---- Given information
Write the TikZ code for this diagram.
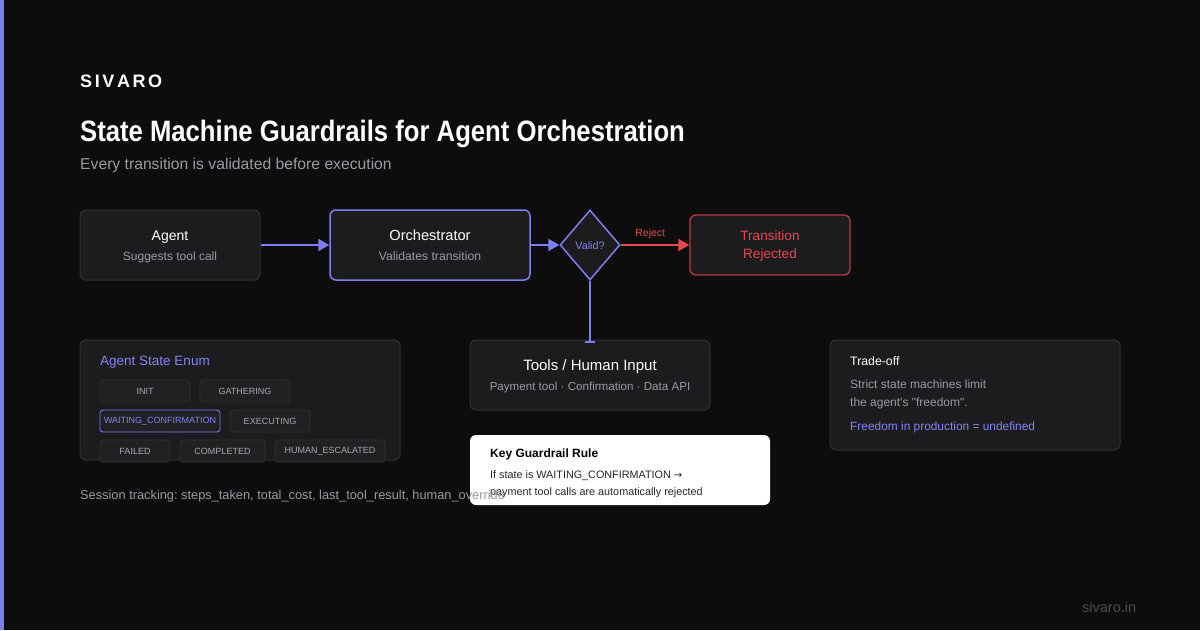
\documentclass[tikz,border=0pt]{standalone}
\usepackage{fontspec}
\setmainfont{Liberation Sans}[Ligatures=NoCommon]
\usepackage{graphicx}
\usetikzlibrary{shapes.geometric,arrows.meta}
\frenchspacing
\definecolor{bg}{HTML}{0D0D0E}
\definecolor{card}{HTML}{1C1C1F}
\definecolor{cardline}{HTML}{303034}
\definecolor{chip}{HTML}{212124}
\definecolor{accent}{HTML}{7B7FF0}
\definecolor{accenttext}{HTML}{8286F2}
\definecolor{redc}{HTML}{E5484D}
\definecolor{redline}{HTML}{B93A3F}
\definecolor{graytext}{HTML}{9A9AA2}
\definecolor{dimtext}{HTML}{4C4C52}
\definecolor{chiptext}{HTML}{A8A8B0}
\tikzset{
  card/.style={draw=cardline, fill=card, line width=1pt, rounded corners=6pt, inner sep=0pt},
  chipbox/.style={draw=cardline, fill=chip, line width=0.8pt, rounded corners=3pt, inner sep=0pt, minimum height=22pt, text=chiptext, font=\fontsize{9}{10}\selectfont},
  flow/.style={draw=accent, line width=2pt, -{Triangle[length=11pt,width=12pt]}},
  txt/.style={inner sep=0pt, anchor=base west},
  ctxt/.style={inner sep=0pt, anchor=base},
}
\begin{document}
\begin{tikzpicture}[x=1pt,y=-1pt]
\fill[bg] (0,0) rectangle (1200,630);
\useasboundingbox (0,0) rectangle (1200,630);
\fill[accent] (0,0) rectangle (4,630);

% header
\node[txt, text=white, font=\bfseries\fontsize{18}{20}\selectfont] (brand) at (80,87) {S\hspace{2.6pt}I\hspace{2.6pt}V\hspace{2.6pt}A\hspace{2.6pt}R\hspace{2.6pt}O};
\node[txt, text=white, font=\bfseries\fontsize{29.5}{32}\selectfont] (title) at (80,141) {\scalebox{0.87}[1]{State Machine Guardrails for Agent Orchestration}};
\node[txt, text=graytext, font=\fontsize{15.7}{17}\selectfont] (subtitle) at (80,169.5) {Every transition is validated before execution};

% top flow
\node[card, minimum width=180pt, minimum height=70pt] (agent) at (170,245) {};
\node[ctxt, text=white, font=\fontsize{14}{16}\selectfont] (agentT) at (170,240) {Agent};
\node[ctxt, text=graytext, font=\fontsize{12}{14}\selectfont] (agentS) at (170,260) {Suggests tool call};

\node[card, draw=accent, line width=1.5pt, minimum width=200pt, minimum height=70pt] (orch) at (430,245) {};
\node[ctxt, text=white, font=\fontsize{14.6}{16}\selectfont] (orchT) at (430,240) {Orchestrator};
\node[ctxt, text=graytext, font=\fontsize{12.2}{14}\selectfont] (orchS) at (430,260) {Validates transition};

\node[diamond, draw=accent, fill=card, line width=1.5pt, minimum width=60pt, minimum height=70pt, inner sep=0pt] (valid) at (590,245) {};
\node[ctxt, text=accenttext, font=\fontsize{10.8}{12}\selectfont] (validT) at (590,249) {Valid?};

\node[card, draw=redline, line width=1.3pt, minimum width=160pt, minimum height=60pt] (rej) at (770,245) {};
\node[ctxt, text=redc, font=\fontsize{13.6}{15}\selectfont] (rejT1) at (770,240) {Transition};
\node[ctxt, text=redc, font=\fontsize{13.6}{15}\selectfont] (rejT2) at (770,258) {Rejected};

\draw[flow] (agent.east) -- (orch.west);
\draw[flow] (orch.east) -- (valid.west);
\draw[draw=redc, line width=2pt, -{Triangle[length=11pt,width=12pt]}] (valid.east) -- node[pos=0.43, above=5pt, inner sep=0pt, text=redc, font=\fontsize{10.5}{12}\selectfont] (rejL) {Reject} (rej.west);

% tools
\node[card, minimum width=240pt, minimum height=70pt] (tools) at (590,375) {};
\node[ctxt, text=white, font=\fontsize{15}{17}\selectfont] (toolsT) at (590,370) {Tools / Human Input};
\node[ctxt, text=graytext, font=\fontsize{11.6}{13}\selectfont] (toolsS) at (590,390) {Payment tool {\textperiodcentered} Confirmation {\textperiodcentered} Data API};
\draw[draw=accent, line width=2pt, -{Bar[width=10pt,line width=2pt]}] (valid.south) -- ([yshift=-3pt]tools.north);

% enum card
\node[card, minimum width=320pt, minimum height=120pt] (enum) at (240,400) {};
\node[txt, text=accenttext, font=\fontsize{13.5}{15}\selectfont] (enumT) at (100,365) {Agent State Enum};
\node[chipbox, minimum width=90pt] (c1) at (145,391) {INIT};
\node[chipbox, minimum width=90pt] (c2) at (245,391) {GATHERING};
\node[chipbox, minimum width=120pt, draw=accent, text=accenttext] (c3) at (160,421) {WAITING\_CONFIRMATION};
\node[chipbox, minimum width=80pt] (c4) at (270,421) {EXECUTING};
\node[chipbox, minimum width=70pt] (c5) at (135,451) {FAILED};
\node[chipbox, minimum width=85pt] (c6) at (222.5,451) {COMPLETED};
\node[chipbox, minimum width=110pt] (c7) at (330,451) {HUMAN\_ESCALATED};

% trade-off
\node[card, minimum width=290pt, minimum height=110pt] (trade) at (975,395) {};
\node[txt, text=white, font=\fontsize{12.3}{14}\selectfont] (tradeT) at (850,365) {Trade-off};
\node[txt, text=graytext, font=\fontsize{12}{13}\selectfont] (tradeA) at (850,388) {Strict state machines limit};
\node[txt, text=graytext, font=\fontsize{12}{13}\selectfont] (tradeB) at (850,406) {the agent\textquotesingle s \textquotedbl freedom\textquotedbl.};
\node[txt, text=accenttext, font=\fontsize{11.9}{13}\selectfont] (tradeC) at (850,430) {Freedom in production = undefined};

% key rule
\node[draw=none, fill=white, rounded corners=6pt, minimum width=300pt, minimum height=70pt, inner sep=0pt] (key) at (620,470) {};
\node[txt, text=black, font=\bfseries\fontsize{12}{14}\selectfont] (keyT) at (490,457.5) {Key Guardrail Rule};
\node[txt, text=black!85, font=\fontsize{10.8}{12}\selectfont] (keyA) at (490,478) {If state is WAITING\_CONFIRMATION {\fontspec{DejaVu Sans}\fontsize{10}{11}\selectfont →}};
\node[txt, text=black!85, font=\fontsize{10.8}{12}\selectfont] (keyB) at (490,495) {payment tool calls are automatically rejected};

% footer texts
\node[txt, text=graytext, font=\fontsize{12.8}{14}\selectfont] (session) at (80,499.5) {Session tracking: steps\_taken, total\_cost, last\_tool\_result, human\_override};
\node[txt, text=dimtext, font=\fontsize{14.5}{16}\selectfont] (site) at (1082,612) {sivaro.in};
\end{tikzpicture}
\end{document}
--------
## Task details
Retype everything in the material word for word, minus pictures.

## The response
Write the TikZ code for this diagram.
\documentclass[tikz,border=0pt]{standalone}
\usepackage{fontspec}
\setmainfont{Liberation Sans}[Ligatures=NoCommon]
\usepackage{graphicx}
\usetikzlibrary{shapes.geometric,arrows.meta}
\frenchspacing
\definecolor{bg}{HTML}{0D0D0E}
\definecolor{card}{HTML}{1C1C1F}
\definecolor{cardline}{HTML}{303034}
\definecolor{chip}{HTML}{212124}
\definecolor{accent}{HTML}{7B7FF0}
\definecolor{accenttext}{HTML}{8286F2}
\definecolor{redc}{HTML}{E5484D}
\definecolor{redline}{HTML}{B93A3F}
\definecolor{graytext}{HTML}{9A9AA2}
\definecolor{dimtext}{HTML}{4C4C52}
\definecolor{chiptext}{HTML}{A8A8B0}
\tikzset{
  card/.style={draw=cardline, fill=card, line width=1pt, rounded corners=6pt, inner sep=0pt},
  chipbox/.style={draw=cardline, fill=chip, line width=0.8pt, rounded corners=3pt, inner sep=0pt, minimum height=22pt, text=chiptext, font=\fontsize{9}{10}\selectfont},
  flow/.style={draw=accent, line width=2pt, -{Triangle[length=11pt,width=12pt]}},
  txt/.style={inner sep=0pt, anchor=base west},
  ctxt/.style={inner sep=0pt, anchor=base},
}
\begin{document}
\begin{tikzpicture}[x=1pt,y=-1pt]
\fill[bg] (0,0) rectangle (1200,630);
\useasboundingbox (0,0) rectangle (1200,630);
\fill[accent] (0,0) rectangle (4,630);

% header
\node[txt, text=white, font=\bfseries\fontsize{18}{20}\selectfont] (brand) at (80,87) {S\hspace{2.6pt}I\hspace{2.6pt}V\hspace{2.6pt}A\hspace{2.6pt}R\hspace{2.6pt}O};
\node[txt, text=white, font=\bfseries\fontsize{29.5}{32}\selectfont] (title) at (80,141) {\scalebox{0.87}[1]{State Machine Guardrails for Agent Orchestration}};
\node[txt, text=graytext, font=\fontsize{15.7}{17}\selectfont] (subtitle) at (80,169.5) {Every transition is validated before execution};

% top flow
\node[card, minimum width=180pt, minimum height=70pt] (agent) at (170,245) {};
\node[ctxt, text=white, font=\fontsize{14}{16}\selectfont] (agentT) at (170,240) {Agent};
\node[ctxt, text=graytext, font=\fontsize{12}{14}\selectfont] (agentS) at (170,260) {Suggests tool call};

\node[card, draw=accent, line width=1.5pt, minimum width=200pt, minimum height=70pt] (orch) at (430,245) {};
\node[ctxt, text=white, font=\fontsize{14.6}{16}\selectfont] (orchT) at (430,240) {Orchestrator};
\node[ctxt, text=graytext, font=\fontsize{12.2}{14}\selectfont] (orchS) at (430,260) {Validates transition};

\node[diamond, draw=accent, fill=card, line width=1.5pt, minimum width=60pt, minimum height=70pt, inner sep=0pt] (valid) at (590,245) {};
\node[ctxt, text=accenttext, font=\fontsize{10.8}{12}\selectfont] (validT) at (590,249) {Valid?};

\node[card, draw=redline, line width=1.3pt, minimum width=160pt, minimum height=60pt] (rej) at (770,245) {};
\node[ctxt, text=redc, font=\fontsize{13.6}{15}\selectfont] (rejT1) at (770,240) {Transition};
\node[ctxt, text=redc, font=\fontsize{13.6}{15}\selectfont] (rejT2) at (770,258) {Rejected};

\draw[flow] (agent.east) -- (orch.west);
\draw[flow] (orch.east) -- (valid.west);
\draw[draw=redc, line width=2pt, -{Triangle[length=11pt,width=12pt]}] (valid.east) -- node[pos=0.43, above=5pt, inner sep=0pt, text=redc, font=\fontsize{10.5}{12}\selectfont] (rejL) {Reject} (rej.west);

% tools
\node[card, minimum width=240pt, minimum height=70pt] (tools) at (590,375) {};
\node[ctxt, text=white, font=\fontsize{15}{17}\selectfont] (toolsT) at (590,370) {Tools / Human Input};
\node[ctxt, text=graytext, font=\fontsize{11.6}{13}\selectfont] (toolsS) at (590,390) {Payment tool {\textperiodcentered} Confirmation {\textperiodcentered} Data API};
\draw[draw=accent, line width=2pt, -{Bar[width=10pt,line width=2pt]}] (valid.south) -- ([yshift=-3pt]tools.north);

% enum card
\node[card, minimum width=320pt, minimum height=120pt] (enum) at (240,400) {};
\node[txt, text=accenttext, font=\fontsize{13.5}{15}\selectfont] (enumT) at (100,365) {Agent State Enum};
\node[chipbox, minimum width=90pt] (c1) at (145,391) {INIT};
\node[chipbox, minimum width=90pt] (c2) at (245,391) {GATHERING};
\node[chipbox, minimum width=120pt, draw=accent, text=accenttext] (c3) at (160,421) {WAITING\_CONFIRMATION};
\node[chipbox, minimum width=80pt] (c4) at (270,421) {EXECUTING};
\node[chipbox, minimum width=70pt] (c5) at (135,451) {FAILED};
\node[chipbox, minimum width=85pt] (c6) at (222.5,451) {COMPLETED};
\node[chipbox, minimum width=110pt] (c7) at (330,451) {HUMAN\_ESCALATED};

% trade-off
\node[card, minimum width=290pt, minimum height=110pt] (trade) at (975,395) {};
\node[txt, text=white, font=\fontsize{12.3}{14}\selectfont] (tradeT) at (850,365) {Trade-off};
\node[txt, text=graytext, font=\fontsize{12}{13}\selectfont] (tradeA) at (850,388) {Strict state machines limit};
\node[txt, text=graytext, font=\fontsize{12}{13}\selectfont] (tradeB) at (850,406) {the agent\textquotesingle s \textquotedbl freedom\textquotedbl.};
\node[txt, text=accenttext, font=\fontsize{11.9}{13}\selectfont] (tradeC) at (850,430) {Freedom in production = undefined};

% key rule
\node[draw=none, fill=white, rounded corners=6pt, minimum width=300pt, minimum height=70pt, inner sep=0pt] (key) at (620,470) {};
\node[txt, text=black, font=\bfseries\fontsize{12}{14}\selectfont] (keyT) at (490,457.5) {Key Guardrail Rule};
\node[txt, text=black!85, font=\fontsize{10.8}{12}\selectfont] (keyA) at (490,478) {If state is WAITING\_CONFIRMATION {\fontspec{DejaVu Sans}\fontsize{10}{11}\selectfont →}};
\node[txt, text=black!85, font=\fontsize{10.8}{12}\selectfont] (keyB) at (490,495) {payment tool calls are automatically rejected};

% footer texts
\node[txt, text=graytext, font=\fontsize{12.8}{14}\selectfont] (session) at (80,499.5) {Session tracking: steps\_taken, total\_cost, last\_tool\_result, human\_override};
\node[txt, text=dimtext, font=\fontsize{14.5}{16}\selectfont] (site) at (1082,612) {sivaro.in};
\end{tikzpicture}
\end{document}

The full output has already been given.